* _What you are asked to do_
Reproduce all of the data below without alteration; exclude every picture.

- - - -

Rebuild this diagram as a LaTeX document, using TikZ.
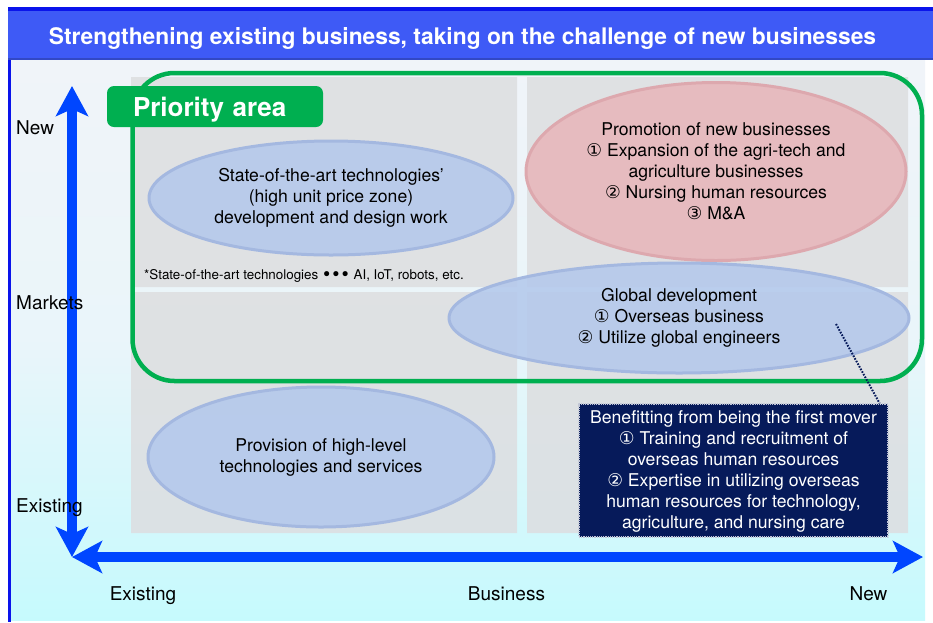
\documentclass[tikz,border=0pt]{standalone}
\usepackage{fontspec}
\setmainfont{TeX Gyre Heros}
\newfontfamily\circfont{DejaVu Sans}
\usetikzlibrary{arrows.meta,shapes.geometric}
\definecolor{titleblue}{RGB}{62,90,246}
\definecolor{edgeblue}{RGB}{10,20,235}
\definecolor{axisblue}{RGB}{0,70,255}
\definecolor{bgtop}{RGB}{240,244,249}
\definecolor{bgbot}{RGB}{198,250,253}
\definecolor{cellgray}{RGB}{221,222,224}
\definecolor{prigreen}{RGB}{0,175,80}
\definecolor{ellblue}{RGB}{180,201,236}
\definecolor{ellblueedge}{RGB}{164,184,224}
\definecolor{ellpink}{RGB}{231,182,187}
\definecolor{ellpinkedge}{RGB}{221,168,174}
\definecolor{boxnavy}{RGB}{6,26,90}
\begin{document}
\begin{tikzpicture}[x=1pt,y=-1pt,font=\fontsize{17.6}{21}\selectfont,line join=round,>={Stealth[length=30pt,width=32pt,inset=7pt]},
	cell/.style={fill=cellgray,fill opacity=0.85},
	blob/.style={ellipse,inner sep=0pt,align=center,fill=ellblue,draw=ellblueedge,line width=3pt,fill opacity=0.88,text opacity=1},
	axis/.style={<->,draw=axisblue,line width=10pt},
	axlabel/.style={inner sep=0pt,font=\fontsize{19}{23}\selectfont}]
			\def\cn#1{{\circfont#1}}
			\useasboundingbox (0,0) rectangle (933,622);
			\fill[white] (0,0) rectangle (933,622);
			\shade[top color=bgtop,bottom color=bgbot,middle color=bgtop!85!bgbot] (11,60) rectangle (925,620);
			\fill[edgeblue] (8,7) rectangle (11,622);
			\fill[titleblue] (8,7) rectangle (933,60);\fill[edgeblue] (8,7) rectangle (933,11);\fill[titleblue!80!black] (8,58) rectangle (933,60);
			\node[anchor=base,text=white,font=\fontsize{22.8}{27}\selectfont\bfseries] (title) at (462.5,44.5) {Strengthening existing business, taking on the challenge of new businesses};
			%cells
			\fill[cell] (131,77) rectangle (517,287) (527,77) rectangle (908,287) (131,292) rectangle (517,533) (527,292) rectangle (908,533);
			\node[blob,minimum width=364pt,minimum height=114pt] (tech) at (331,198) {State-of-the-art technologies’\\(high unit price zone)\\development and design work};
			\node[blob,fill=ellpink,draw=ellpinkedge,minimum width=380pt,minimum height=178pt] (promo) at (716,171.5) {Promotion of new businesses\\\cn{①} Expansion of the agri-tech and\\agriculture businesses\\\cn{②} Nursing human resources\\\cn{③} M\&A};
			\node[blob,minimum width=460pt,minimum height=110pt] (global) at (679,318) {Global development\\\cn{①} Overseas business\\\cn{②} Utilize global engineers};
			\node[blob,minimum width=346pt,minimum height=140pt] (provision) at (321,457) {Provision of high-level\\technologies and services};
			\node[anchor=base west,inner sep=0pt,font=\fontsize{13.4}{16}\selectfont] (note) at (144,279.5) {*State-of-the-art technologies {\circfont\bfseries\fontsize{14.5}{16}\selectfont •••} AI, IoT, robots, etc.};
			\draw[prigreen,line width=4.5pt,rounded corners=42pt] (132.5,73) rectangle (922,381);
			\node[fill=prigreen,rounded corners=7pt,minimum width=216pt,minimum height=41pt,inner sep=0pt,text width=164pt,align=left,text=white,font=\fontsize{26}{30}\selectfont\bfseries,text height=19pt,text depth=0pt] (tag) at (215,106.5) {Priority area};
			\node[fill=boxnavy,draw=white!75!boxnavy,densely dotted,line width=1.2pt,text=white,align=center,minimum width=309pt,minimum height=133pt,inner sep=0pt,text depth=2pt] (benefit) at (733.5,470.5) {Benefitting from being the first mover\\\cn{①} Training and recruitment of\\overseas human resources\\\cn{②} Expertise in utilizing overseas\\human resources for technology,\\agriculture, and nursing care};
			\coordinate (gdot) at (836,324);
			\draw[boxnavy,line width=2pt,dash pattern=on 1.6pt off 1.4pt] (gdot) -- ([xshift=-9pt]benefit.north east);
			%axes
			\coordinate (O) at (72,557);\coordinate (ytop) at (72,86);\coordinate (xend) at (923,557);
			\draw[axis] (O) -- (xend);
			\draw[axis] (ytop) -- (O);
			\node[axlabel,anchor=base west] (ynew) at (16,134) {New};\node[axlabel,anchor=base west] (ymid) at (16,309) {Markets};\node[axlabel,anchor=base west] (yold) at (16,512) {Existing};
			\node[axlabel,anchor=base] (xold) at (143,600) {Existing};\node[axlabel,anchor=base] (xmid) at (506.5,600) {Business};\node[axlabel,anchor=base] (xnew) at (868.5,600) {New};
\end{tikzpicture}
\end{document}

- - - -

* _Exercise result_
Rebuild this diagram as a LaTeX document, using TikZ.
\documentclass[tikz,border=0pt]{standalone}
\usepackage{fontspec}
\setmainfont{TeX Gyre Heros}
\newfontfamily\circfont{DejaVu Sans}
\usetikzlibrary{arrows.meta,shapes.geometric}
\definecolor{titleblue}{RGB}{62,90,246}
\definecolor{edgeblue}{RGB}{10,20,235}
\definecolor{axisblue}{RGB}{0,70,255}
\definecolor{bgtop}{RGB}{240,244,249}
\definecolor{bgbot}{RGB}{198,250,253}
\definecolor{cellgray}{RGB}{221,222,224}
\definecolor{prigreen}{RGB}{0,175,80}
\definecolor{ellblue}{RGB}{180,201,236}
\definecolor{ellblueedge}{RGB}{164,184,224}
\definecolor{ellpink}{RGB}{231,182,187}
\definecolor{ellpinkedge}{RGB}{221,168,174}
\definecolor{boxnavy}{RGB}{6,26,90}
\begin{document}
\begin{tikzpicture}[x=1pt,y=-1pt,font=\fontsize{17.6}{21}\selectfont,line join=round,>={Stealth[length=30pt,width=32pt,inset=7pt]},
	cell/.style={fill=cellgray,fill opacity=0.85},
	blob/.style={ellipse,inner sep=0pt,align=center,fill=ellblue,draw=ellblueedge,line width=3pt,fill opacity=0.88,text opacity=1},
	axis/.style={<->,draw=axisblue,line width=10pt},
	axlabel/.style={inner sep=0pt,font=\fontsize{19}{23}\selectfont}]
			\def\cn#1{{\circfont#1}}
			\useasboundingbox (0,0) rectangle (933,622);
			\fill[white] (0,0) rectangle (933,622);
			\shade[top color=bgtop,bottom color=bgbot,middle color=bgtop!85!bgbot] (11,60) rectangle (925,620);
			\fill[edgeblue] (8,7) rectangle (11,622);
			\fill[titleblue] (8,7) rectangle (933,60);\fill[edgeblue] (8,7) rectangle (933,11);\fill[titleblue!80!black] (8,58) rectangle (933,60);
			\node[anchor=base,text=white,font=\fontsize{22.8}{27}\selectfont\bfseries] (title) at (462.5,44.5) {Strengthening existing business, taking on the challenge of new businesses};
			%cells
			\fill[cell] (131,77) rectangle (517,287) (527,77) rectangle (908,287) (131,292) rectangle (517,533) (527,292) rectangle (908,533);
			\node[blob,minimum width=364pt,minimum height=114pt] (tech) at (331,198) {State-of-the-art technologies’\\(high unit price zone)\\development and design work};
			\node[blob,fill=ellpink,draw=ellpinkedge,minimum width=380pt,minimum height=178pt] (promo) at (716,171.5) {Promotion of new businesses\\\cn{①} Expansion of the agri-tech and\\agriculture businesses\\\cn{②} Nursing human resources\\\cn{③} M\&A};
			\node[blob,minimum width=460pt,minimum height=110pt] (global) at (679,318) {Global development\\\cn{①} Overseas business\\\cn{②} Utilize global engineers};
			\node[blob,minimum width=346pt,minimum height=140pt] (provision) at (321,457) {Provision of high-level\\technologies and services};
			\node[anchor=base west,inner sep=0pt,font=\fontsize{13.4}{16}\selectfont] (note) at (144,279.5) {*State-of-the-art technologies {\circfont\bfseries\fontsize{14.5}{16}\selectfont •••} AI, IoT, robots, etc.};
			\draw[prigreen,line width=4.5pt,rounded corners=42pt] (132.5,73) rectangle (922,381);
			\node[fill=prigreen,rounded corners=7pt,minimum width=216pt,minimum height=41pt,inner sep=0pt,text width=164pt,align=left,text=white,font=\fontsize{26}{30}\selectfont\bfseries,text height=19pt,text depth=0pt] (tag) at (215,106.5) {Priority area};
			\node[fill=boxnavy,draw=white!75!boxnavy,densely dotted,line width=1.2pt,text=white,align=center,minimum width=309pt,minimum height=133pt,inner sep=0pt,text depth=2pt] (benefit) at (733.5,470.5) {Benefitting from being the first mover\\\cn{①} Training and recruitment of\\overseas human resources\\\cn{②} Expertise in utilizing overseas\\human resources for technology,\\agriculture, and nursing care};
			\coordinate (gdot) at (836,324);
			\draw[boxnavy,line width=2pt,dash pattern=on 1.6pt off 1.4pt] (gdot) -- ([xshift=-9pt]benefit.north east);
			%axes
			\coordinate (O) at (72,557);\coordinate (ytop) at (72,86);\coordinate (xend) at (923,557);
			\draw[axis] (O) -- (xend);
			\draw[axis] (ytop) -- (O);
			\node[axlabel,anchor=base west] (ynew) at (16,134) {New};\node[axlabel,anchor=base west] (ymid) at (16,309) {Markets};\node[axlabel,anchor=base west] (yold) at (16,512) {Existing};
			\node[axlabel,anchor=base] (xold) at (143,600) {Existing};\node[axlabel,anchor=base] (xmid) at (506.5,600) {Business};\node[axlabel,anchor=base] (xnew) at (868.5,600) {New};
\end{tikzpicture}
\end{document}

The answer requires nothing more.